Secretary of Justice
- In office March 10, 2010 – June 30, 2010
- President: Gloria Macapagal Arroyo
- Preceded by: Agnes Devanadera (acting)
- Succeeded by: Leila de Lima

Solicitor General of the Philippines
- In office January 16, 2010 – June 30, 2010
- President: Gloria Macapagal Arroyo
- Preceded by: Agnes Devanadera
- Succeeded by: Jose Anselmo Cadiz

Personal details
- Born: April 7, 1963 (age 63)
- Education: Ateneo de Manila University
- Profession: Lawyer

= Alberto Agra =

Filipino lawyer

Alberto Agra (born April 7, 1963) is a Filipino lawyer who previously served as acting Justice secretary of the Republic of the Philippines.

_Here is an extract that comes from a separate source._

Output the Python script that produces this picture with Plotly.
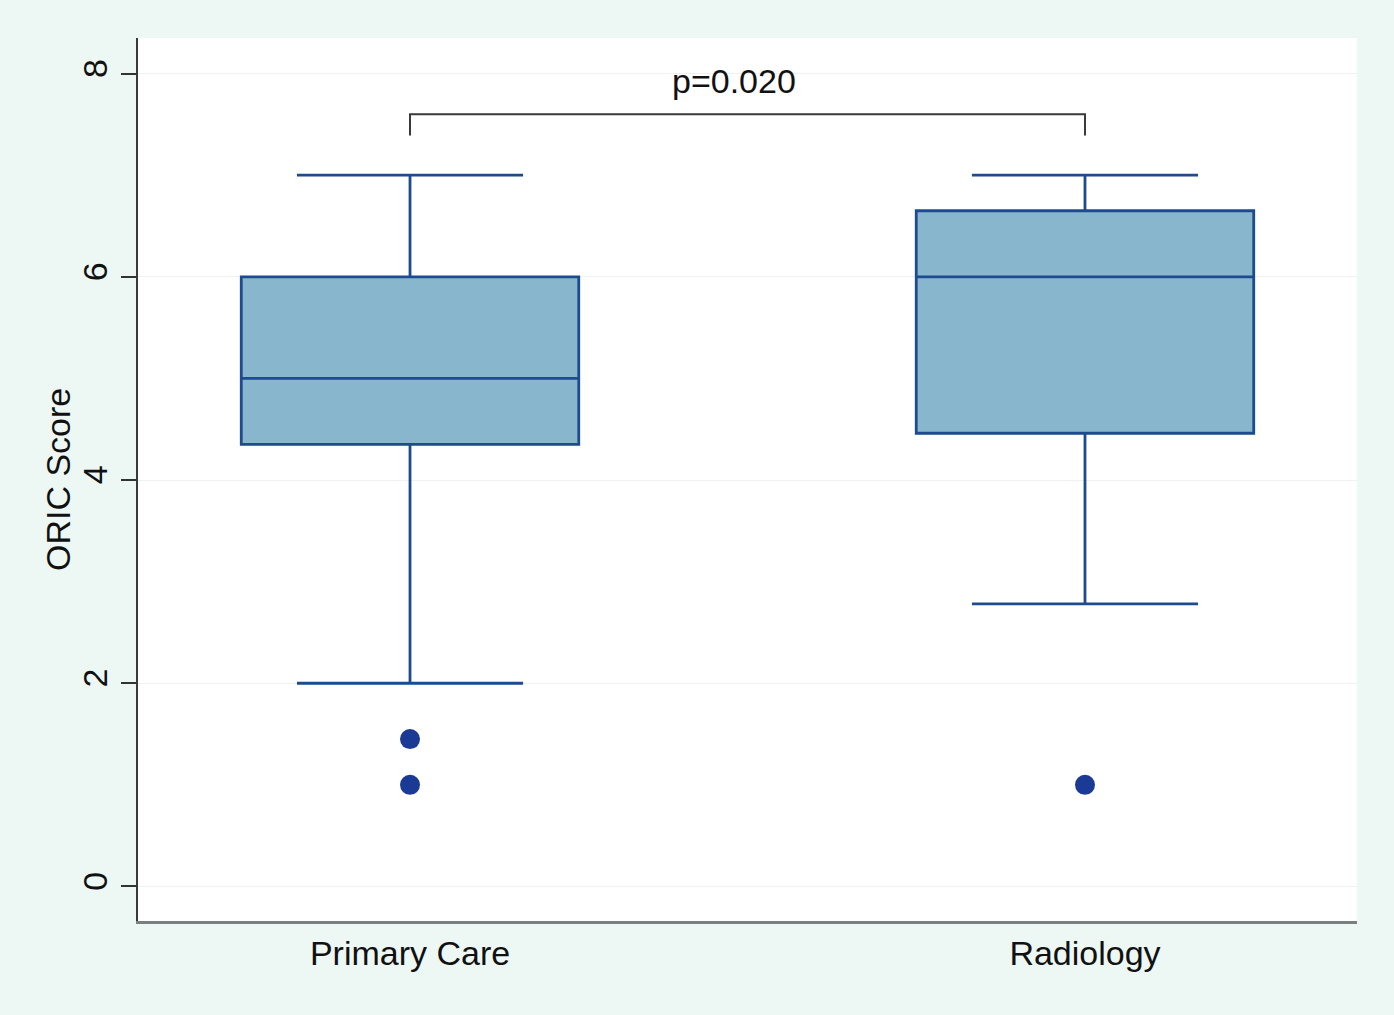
import plotly.graph_objects as go

categories = ["Primary Care", "Radiology"]
positions = [0, 1]
q1 = [4.35, 4.46]
median = [5.0, 6.0]
q3 = [6.0, 6.65]
lower_whisker = [2.0, 2.78]
upper_whisker = [7.0, 7.0]
outliers = {"Primary Care": [1.45, 1.0], "Radiology": [1.0]}
p_label = "p=0.020"
y_title = "ORIC Score"
bracket_top = 7.6
bracket_bottom = 7.39
p_label_y = 7.93

box_fill = "#88b7cd"
box_line = "#1d4b8f"
point_color = "#1a3a96"
font_family = "Liberation Sans, Arial, Helvetica, sans-serif"
bg = "#edf8f5"

fig = go.Figure()
fig.add_trace(go.Box(
    x=positions, q1=q1, median=median, q3=q3,
    lowerfence=lower_whisker, upperfence=upper_whisker,
    fillcolor=box_fill, line=dict(color=box_line, width=2.8),
    width=0.5, whiskerwidth=0.67, boxpoints=False, showlegend=False,
    hoverinfo="skip",
))
for pos, cat in zip(positions, categories):
    vals = outliers[cat]
    fig.add_trace(go.Scatter(
        x=[pos] * len(vals), y=vals, mode="markers",
        marker=dict(size=20, color=point_color), showlegend=False,
    ))

fig.add_trace(go.Scatter(
    x=[positions[0], positions[0], positions[1], positions[1]],
    y=[bracket_bottom, bracket_top, bracket_top, bracket_bottom],
    mode="lines", line=dict(color="#3a3a3a", width=2), showlegend=False,
))
fig.add_annotation(x=0.48, y=p_label_y, text=p_label, showarrow=False,
                   font=dict(size=34, color="#111111", family=font_family),
                   xref="x", yref="y")
fig.add_annotation(x=0, xref="paper", xshift=-80, xanchor="center",
                   y=4, yref="y", yanchor="middle",
                   text=y_title, textangle=-90, showarrow=False,
                   font=dict(size=34, color="#111111", family=font_family))

fig.update_layout(
    width=1394, height=1015,
    paper_bgcolor=bg, plot_bgcolor="#ffffff",
    margin=dict(l=138, r=37, t=38, b=94),
    font=dict(family=font_family, size=34, color="#111111"),
    xaxis=dict(
        range=[-0.403, 1.403], tickvals=positions, ticktext=categories,
        showgrid=False, zeroline=False, showline=True, linecolor="#7a7f7f",
        linewidth=3, ticks="", tickfont=dict(size=34), mirror=False,
    ),
    yaxis=dict(
        range=[-0.34, 8.35], tickvals=[0, 2, 4, 6, 8], tickangle=-90,
        showgrid=True, gridcolor="#f0f2f2", gridwidth=1, zeroline=False,
        showline=True, linecolor="#3a3a3a", linewidth=2,
        ticks="outside", ticklen=15, tickwidth=2, tickcolor="#333333",
        tickfont=dict(size=34),
    ),
)
fig.write_html(
    "out.html",
    config={"displayModeBar": False},
    post_script="document.body.style.margin='0';document.body.style.background='%s';" % bg,
)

He also serves as president of Pilipinas Obstacle Sports Federation.

==Career==
Agra was appointed by President Gloria Macapagal Arroyo as acting solicitor general and acting justice secretary in 2010. Three years later, the Supreme Court declared his dual appointment as unconstitutional.

During his tenure as justice secretary, he dropped charges against two suspects in the Ampatuan massacre case, ARMM governor Zaldy Ampatuan and his brother Akmad Ampatuan.

His department also failed to protect Suwaib Upham, a key witness and self-confessed participant in the massacre who sought witness protection and was later murdered in Maguindanao.

Two days before the end of his term, he dismissed charges against government personnel accused of human trafficking.

On 2016, he was appointed by President Rodrigo Duterte as chairman of the board of Philippine Reclamation Authority.